Challenge 1: The Mess & The Ghosts of Flavor Past

A major historical problem with blade grinders was that the grinding chamber was fixed to the motor base. This created two nightmares. First, getting the grounds out was a clumsy act of tipping and shaking the entire appliance, inevitably spilling grounds everywhere. Second, and more insidiously, cleaning it was nearly impossible. Coffee oils would build up on the blades and walls, turning rancid over time and imparting stale, off-flavors to every new batch.

The solution is a masterclass in user-centered design: a removable grinding cup. This simple innovation completely transforms the experience. You can lift the cup cleanly away, pour the grounds with precision, and—most importantly—wash it thoroughly. A model like this one uses a 304 stainless steel cup, a food-safe alloy that won’t rust or hold onto flavors, and it can be tossed directly into the dishwasher. This single feature is a powerful blow against flavor contamination, ensuring that the only taste in your coffee is the coffee you just ground.

Challenge 2: The Hidden Enemy - Heat

All that high-speed collision and friction generates a significant amount of heat. This is basic thermodynamics: energy from the motor is converted into the kinetic energy of the shattering beans, but also into thermal energy. Heat is another enemy of delicate coffee aromas. It can essentially “cook” the grounds before they’re even brewed, driving off the most volatile compounds and creating a flat, baked taste.
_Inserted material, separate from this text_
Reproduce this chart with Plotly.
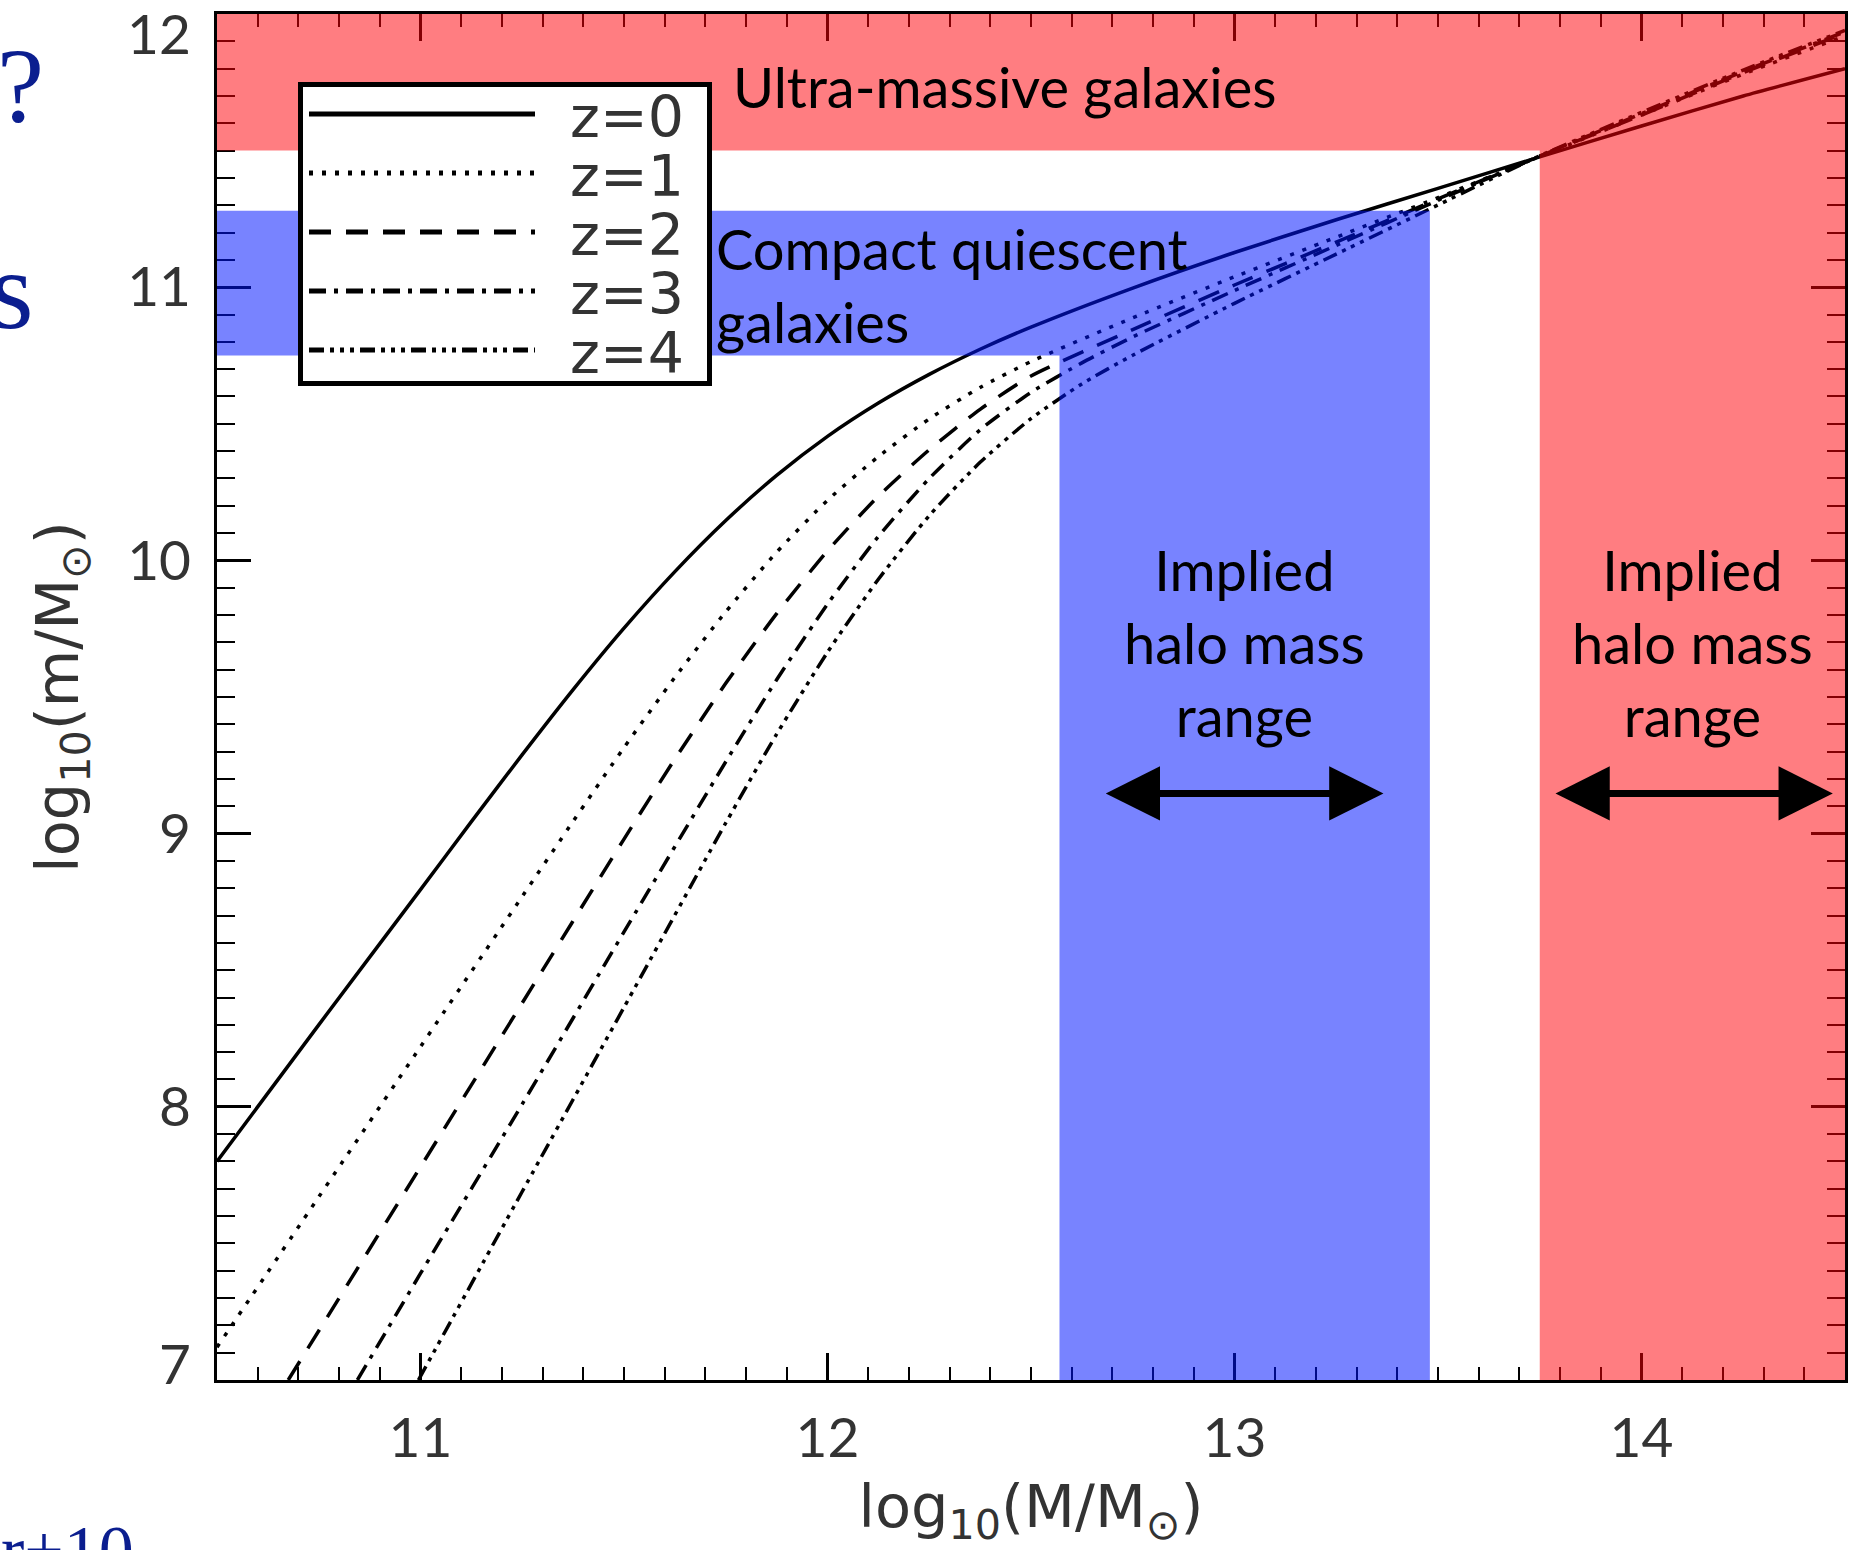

Engineers tackle this in two ways. First is the balance of power and time. The 200-watt motor is powerful enough to get the job done quickly, typically in under 30 seconds. This short duration limits the total amount of heat that can build up. Second is thermal management. If you look at the base of many grinders, you’ll see heat-sink vents. These allow for air convection to carry heat away from the hard-working motor, preventing it from overheating and protecting both the machine’s longevity and your coffee’s flavor.

Challenge 3: The Human Factor - Complexity & Safety

A tool used daily, often before one is fully awake, needs to be simple and safe. The design philosophy here leans toward minimalism and mistake-proofing. Instead of multiple buttons and settings, operation is reduced to a single intuitive action: pressing the lid to start and releasing to stop. This minimizes the cognitive load on the user.

But more importantly, there’s the unseen intelligence of the safety interlock. The motor’s circuit is incomplete and cannot be activated unless the grinding cup is twisted and securely locked onto the base. This is a simple but brilliant piece of engineering, known in manufacturing as poka-yoke, or “mistake-proofing.” It makes it physically impossible to operate the device in an unsafe state, providing crucial peace of mind.

Embracing Imperfection, Understanding Your Tools

The electric blade grinder, for all its internal violence, is not the villain of this story. It is a compromise. It trades the absolute grind consistency of its more expensive cousin, the burr grinder (which uses two abrasive surfaces to crush and mill beans with precision), for speed, simplicity, and affordability.

It will never be the tool of choice for the espresso perfectionist or the pour-over hobbyist who obsesses over particle distribution charts. But to dismiss it is to miss the point. A well-designed blade grinder, with a removable cup for cleanliness, adequate heat management, and foolproof safety features, is a magnificent gateway drug. It is the tool that allows millions of people to take the single most impactful step toward better coffee: moving from the stale, lifeless world of pre-ground to the vibrant, aromatic promise of freshly ground beans.

The pursuit of a better cup is not just about acquiring better equipment. It’s about understanding the process. It’s about appreciating the delicate chemistry in a roasted bean and the raw physics we unleash to unlock it. The humble grinder, in all its imperfect glory, isn’t just a kitchen appliance. It’s a laboratory where, every morning, we get to witness a beautiful, chaotic, and delicious battle for flavor.